Mike
Mike

Reputation: 1326

Consuming WCF/Rest from an Android app

I was working through a tutorial at http://fszlin.blogspot.com/2010/05/comsuming-wcf-services-with-android.html and am having a problem. The author of the tutorial doesn't look responsive so I figured I'd ask here.

I have the WCF service up and running. If I run the WCF Test application that comes with Visual Studio, I can access it no problem. My problem comes running it from the application, or even trying to hit it through the browser, nothing gets returned.

Here's what I've tried:

Setting a breakpoint in the WCF service and running the WCF Test application, when I make a call, it hits the breakpoint. Makes sense.

Putting the URL in a browser returns nothing (no error, no data) and the breakpoint never gets hit.

Putting the URL in the Android application and running it in the Android emulator returns nothing (no error, no data) and the breakpoint never gets hit.

Thinking that it might not be connecting from the browser or the Android app, I put in a bad URL into the browser (like changing it from http://localhost/hello.svc/GetPlates to http://localhost/hellotest.svc/GetPlates) returns an error, same in Android application.

So to me it seems like it's hitting the service properly, just for some reason not executing the code. I have no idea how to further test this. Aren't SOAP services supposed to be able to be hit from the browser? Especially when the function in the service you're calling takes no parameters and only returns data?

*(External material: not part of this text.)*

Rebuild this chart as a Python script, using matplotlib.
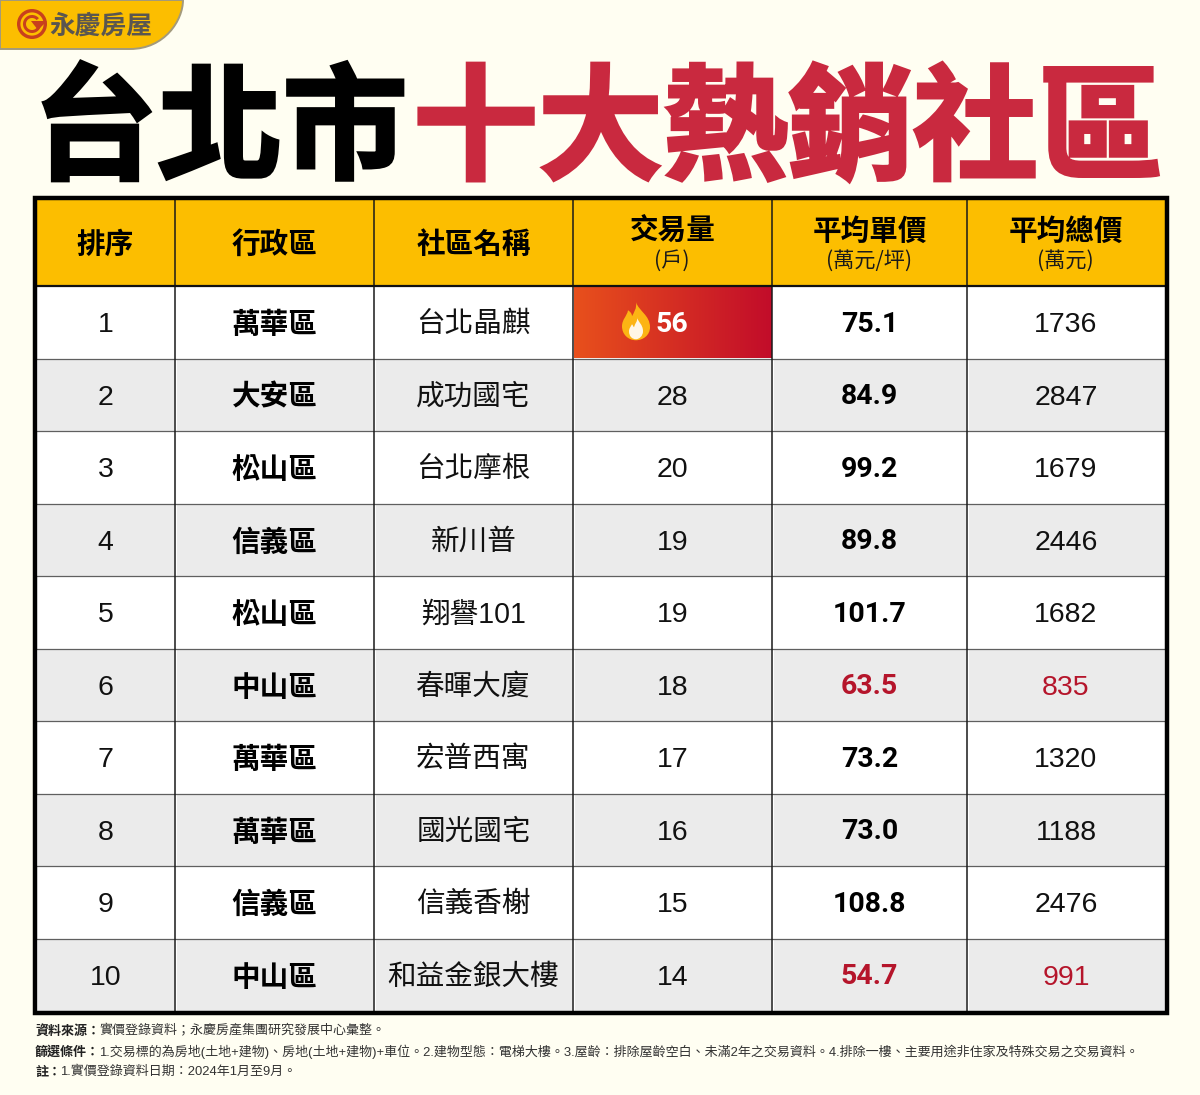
"""top ten best selling communities in Taipei, rebuilt as a table figure
"""

import matplotlib
matplotlib.use('Agg')
import matplotlib.pyplot as plt
import numpy as np
from matplotlib.patches import PathPatch, Polygon, Rectangle, Wedge
from matplotlib.path import Path
import matplotlib.patheffects as pe

CJK = 'Noto Sans CJK TC'
plt.rcParams['font.family'] = [CJK, 'DejaVu Sans']

headers = ['排序', '行政區', '社區名稱', '交易量', '平均單價', '平均總價']
sub_headers = ['', '', '', '(戶)', '(萬元/坪)', '(萬元)']
ranks = ['1', '2', '3', '4', '5', '6', '7', '8', '9', '10']
districts = ['萬華區', '大安區', '松山區', '信義區', '松山區',
             '中山區', '萬華區', '萬華區', '信義區', '中山區']
communities = ['台北晶麒', '成功國宅', '台北摩根', '新川普', '翔譽101',
               '春暉大廈', '宏普西寓', '國光國宅', '信義香榭', '和益金銀大樓']
volumes = [56, 28, 20, 19, 19, 18, 17, 16, 15, 14]
unit_prices = [75.1, 84.9, 99.2, 89.8, 101.7, 63.5, 73.2, 73.0, 108.8, 54.7]
total_prices = [1736, 2847, 1679, 2446, 1682, 835, 1320, 1188, 2476, 991]
low_price_rows = [5, 9]

notes = [
    ('資料來源：', '實價登錄資料；永慶房產集團研究發展中心彙整。'),
    ('篩選條件：', '1.交易標的為房地(土地+建物)、房地(土地+建物)+車位。2.建物型態：電梯大樓。'
              '3.屋齡：排除屋齡空白、未滿2年之交易資料。4.排除一樓、主要用途非住家及特殊交易之交易資料。'),
    ('註：', '1.實價登錄資料日期：2024年1月至9月。'),
]

BG = '#fffef2'
YELLOW = '#fcbe00'
RED_TITLE = '#c9293f'
RED_TEXT = '#b5152b'
GRAY_ROW = '#ebebeb'
NUM_FONT = ['Liberation Sans', CJK]
BOLD_FONT = ['Roboto', CJK]

col_x = [36, 175, 374, 573, 772, 967, 1165]
head_top, head_bottom = 199, 286
row_h = (1011 - head_bottom) / len(ranks)


def draw_flame(ax, cx, cy):
    """flame icon next to the top value
    """
    outer = [(0, 19), (3, 10), (14, 6), (14, -6), (14, -14), (7, -19), (0, -19),
             (-8, -19), (-14, -13), (-14, -5), (-14, 2), (-9, 5), (-8, 11),
             (-5, 9), (-4, 7), (-4, 5), (-2, 9), (1, 13), (0, 19)]
    inner = [(1, 4), (2, -1), (7, -3), (7, -10), (7, -15), (3, -18), (0, -18),
             (-4, -18), (-7, -15), (-7, -10), (-7, -7), (-5, -5), (-4, -3),
             (-3, -4), (-3, -5), (-2, -6), (-1, -2), (2, 0), (1, 4)]
    for pts, color in [(outer, '#fcb414'), (inner, '#fff6e6')]:
        codes = [Path.MOVETO] + [Path.CURVE4] * (len(pts) - 1)
        verts = [(cx + x, cy - y) for x, y in pts]
        ax.add_patch(PathPatch(Path(verts, codes), fc=color, ec='none', zorder=5))


def draw_badge(ax):
    """yellow corner tab with the company logo
    """
    verts = [(0, 0), (183, 0), (183, 20), (165, 49), (130, 49), (0, 49), (0, 0)]
    codes = [Path.MOVETO, Path.LINETO, Path.CURVE4, Path.CURVE4, Path.CURVE4,
             Path.LINETO, Path.CLOSEPOLY]
    ax.add_patch(PathPatch(Path(verts, codes), fc=YELLOW, ec='#a39a7c', lw=1.4, zorder=2))
    ax.add_patch(Wedge((32, 24), 15, 0, 360, width=3.4, fc='#c8401d', ec='none', zorder=3))
    ax.add_patch(Wedge((32, 24), 9, 20, 320, width=3, fc='#c8401d', ec='none', zorder=3))
    ax.add_patch(Polygon([(31, 21), (47, 21), (38, 30)], fc='#c8401d', ec='none', zorder=3))
    ax.text(101, 26, '永慶房屋', fontsize=18.5, fontweight='black', color='#5a5650',
            ha='center', va='center', zorder=3)


def draw_table(ax):
    """header band, rows and grid of the table
    """
    ax.add_patch(Rectangle((col_x[0] - 1, 197), col_x[-1] - col_x[0] + 2, 1012 - 197,
                           fc='white', ec='none', zorder=1))
    ax.add_patch(Rectangle((col_x[0], head_top), col_x[-1] - col_x[0], head_bottom - head_top,
                           fc=YELLOW, ec='none', zorder=1))
    for i in range(len(ranks)):
        top = head_bottom + i * row_h
        if i % 2 == 1:
            for left, right in zip(col_x[:-1], col_x[1:]):
                ax.add_patch(Rectangle((left + 2, top + 1), right - left - 3, row_h - 1.5,
                                       fc=GRAY_ROW, ec='none', zorder=1))
        if i > 0:
            ax.plot([col_x[0], col_x[-1]], [top, top], color='#5f5f5f', lw=0.9, zorder=2)

    # gradient cell behind the top volume
    gradient = np.linspace(0, 1, 256).reshape(1, -1)
    cmap = matplotlib.colors.LinearSegmentedColormap.from_list('hot_cell', ['#e8501c', '#c20c2a'])
    ax.imshow(gradient, cmap=cmap, aspect='auto', zorder=2,
              extent=(col_x[3] + 1, col_x[4], head_bottom + row_h, head_bottom))

    for x in col_x[1:-1]:
        ax.plot([x, x], [head_top, 1011], color='#1a1a1a', lw=1.1, zorder=3)
    ax.plot([col_x[0], col_x[-1]], [head_bottom, head_bottom], color='#111111', lw=1.6, zorder=3)
    ax.add_patch(Rectangle((34.5, 197.5), 1166.5 - 34.5, 1012.5 - 197.5,
                           fc='none', ec='black', lw=3.2, zorder=4))


def draw_cells(ax):
    """all the text of the table
    """
    centers = [(a + b) / 2 for a, b in zip(col_x[:-1], col_x[1:])]
    for j, (title, sub) in enumerate(zip(headers, sub_headers)):
        y = 231 if sub else 244
        ax.text(centers[j], y, title, fontsize=20.6, fontweight='black', ha='center',
                va='center', color='black', zorder=5)
        if sub:
            ax.text(centers[j] - 0.5, 261, sub, fontsize=15.2, ha='center', va='center',
                    color='#1a1a1a', zorder=5)

    for i in range(len(ranks)):
        y = head_bottom + (i + 0.5) * row_h + 2
        is_low = i in low_price_rows
        ax.text(centers[0], y + 1, ranks[i], fontsize=20.5, family=NUM_FONT, ha='center',
                va='center', color='#111111', zorder=5)
        ax.text(centers[1], y, districts[i], fontsize=20.6, fontweight='black', ha='center',
                va='center', color='black', zorder=5)
        ax.text(centers[2], y, communities[i], fontsize=20.6, family=NUM_FONT, ha='center',
                va='center', color='#111111', zorder=5)
        if i == 0:
            ax.text(672, y, str(volumes[i]), fontsize=20.5, family=BOLD_FONT, fontweight='bold',
                    ha='center', va='center', color='white', zorder=6)
            draw_flame(ax, 636, y - 3)
        else:
            ax.text(centers[3], y + 1, str(volumes[i]), fontsize=20.5, family=NUM_FONT, ha='center',
                    va='center', color='#111111', zorder=5)
        ax.text(centers[4], y, '%.1f' % unit_prices[i], fontsize=20.5, family=BOLD_FONT,
                fontweight='bold', ha='center', va='center',
                color=RED_TEXT if is_low else 'black', zorder=5)
        ax.text(centers[5], y + 1, str(total_prices[i]), fontsize=20.5, family=NUM_FONT,
                ha='center', va='center',
                color=RED_TEXT if is_low else '#111111', zorder=5)


def draw_notes(ax, fig):
    """bold label followed by plain text, one line per note
    """
    family = ['Liberation Sans', CJK]
    renderer = fig.canvas.get_renderer()
    for (label, body), y in zip(notes, [1031, 1052, 1072]):
        t = ax.text(35, y, label, fontsize=9.4, fontweight='bold', family=[CJK], ha='left',
                    va='center', color='#222222', zorder=5)
        box = t.get_window_extent(renderer)
        ax.text(box.x1 - 1, y, body, fontsize=9.36, family=family,
                ha='left', va='center', color='#333333', zorder=5)


def main():
    fig = plt.figure(figsize=[12, 10.95], dpi=100, facecolor=BG)
    ax = fig.add_axes([0, 0, 1, 1])
    ax.set_facecolor(BG)
    ax.set_xlim(0, 1200)
    ax.set_ylim(1095, 0)

    draw_badge(ax)

    # title, drawn in two colours
    for text, x, color in [('台北市', 220, 'black'), ('十大熱銷社區', 788, RED_TITLE)]:
        ax.text(x, 133, text, fontsize=90, fontweight='black', ha='center', va='center',
                color=color, zorder=3,
                path_effects=[pe.withStroke(linewidth=2.5, foreground=color, joinstyle='miter')])

    draw_table(ax)
    draw_cells(ax)
    draw_notes(ax, fig)

    ax.set_xlim(0, 1200)
    ax.set_ylim(1095, 0)
    ax.axis('off')
    fig.savefig('out.png', dpi=100, facecolor=BG)


main()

Again, it all works in the WCF test app, just can't seem to reach the goal of ultimately calling the service from the Android application.

Much thanks in advance!

Mike

Upvotes: 1

Views: 3883

Answers (2)

Sree Rama
Sree Rama

Reputation: 1227

I would like to add one more information based on experience shared from our .Net team. You should remove the "windows authentication" from the configuration before you deploy in a hosting server.

Upvotes: 1

Bill Craun
Bill Craun

Reputation: 905

You've likely found a solution already, but if you're using the default Visual Studio web server (aka Cassini), the reason is because it cannot accept remote connections for security purposes. This is a limitation of the built-in server and is by design. You can host it using a custom server by selecting the alternative radio button on the project property pages. You'll probably need to use IIS, WAS or Windows service host to accept remote HTTP connections.